После расправы с колхозником Очуровым Шараборин все время ныл и твердил, что их уже преследуют, что за ними погоня, в то время как к этому не было еще никаких оснований. А потом Шараборин предложил сделать восьмерку. Они на восьмерке потеряли чуть ли не сутки, но зато стало ясно, что за ними в самом деле погоня.

И опять Шараборин заговорил о том, что нет смысла идти вдвоем до Кривого озера, что Оросутцев и сам не маленький и дорогу найдет, что вообще лучше разойтись, это спутает преследователей, собьет их со следа.

Оросутцев упорно думал над тем, как заинтересовать сообщника, чем привлечь его к себе, какое изобрести средство, что предпринять, чтобы Шараборин проникся, как и он, одной целью: к сроку добраться до озера.

В былые времена Оросутцев, что хотел, то и делал с Шарабориным, а сейчас он ясно понимал, что уже не властен над ним.

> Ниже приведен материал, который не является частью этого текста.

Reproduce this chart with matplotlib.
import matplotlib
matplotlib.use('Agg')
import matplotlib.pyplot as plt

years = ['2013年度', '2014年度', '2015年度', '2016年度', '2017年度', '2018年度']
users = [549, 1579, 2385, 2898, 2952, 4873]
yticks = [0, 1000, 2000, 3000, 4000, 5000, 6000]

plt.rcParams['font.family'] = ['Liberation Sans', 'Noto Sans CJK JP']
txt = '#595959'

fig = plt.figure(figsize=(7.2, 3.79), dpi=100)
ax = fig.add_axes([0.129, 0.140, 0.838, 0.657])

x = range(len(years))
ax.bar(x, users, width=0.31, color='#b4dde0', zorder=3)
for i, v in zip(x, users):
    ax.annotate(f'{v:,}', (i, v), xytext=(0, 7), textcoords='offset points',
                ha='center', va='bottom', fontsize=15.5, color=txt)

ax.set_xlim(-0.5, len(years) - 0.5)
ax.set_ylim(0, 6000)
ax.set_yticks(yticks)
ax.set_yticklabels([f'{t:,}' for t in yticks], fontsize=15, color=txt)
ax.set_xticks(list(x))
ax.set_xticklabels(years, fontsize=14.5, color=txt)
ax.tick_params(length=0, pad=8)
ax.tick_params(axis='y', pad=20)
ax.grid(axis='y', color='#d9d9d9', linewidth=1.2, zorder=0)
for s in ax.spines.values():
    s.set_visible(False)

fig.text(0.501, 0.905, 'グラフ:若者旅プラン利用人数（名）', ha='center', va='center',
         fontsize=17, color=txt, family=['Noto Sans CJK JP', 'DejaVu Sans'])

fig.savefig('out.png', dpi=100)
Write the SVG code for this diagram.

Шараборина также тревожили мысли. Он чувствовал, что не может докопаться до сути, не может объяснить себе поведения Оросутцева. Он рассуждал: самолет, наверное, прилетит за Оросутцевым, иначе зачем ему идти к Кривому озеру, в округе которого на добрую сотню километров нет никакого жилья. Конечно, прилетит. Видимо, говорит правду. Но почему улетает Оросутцев? Что его заставило так неожиданно покинуть рудник?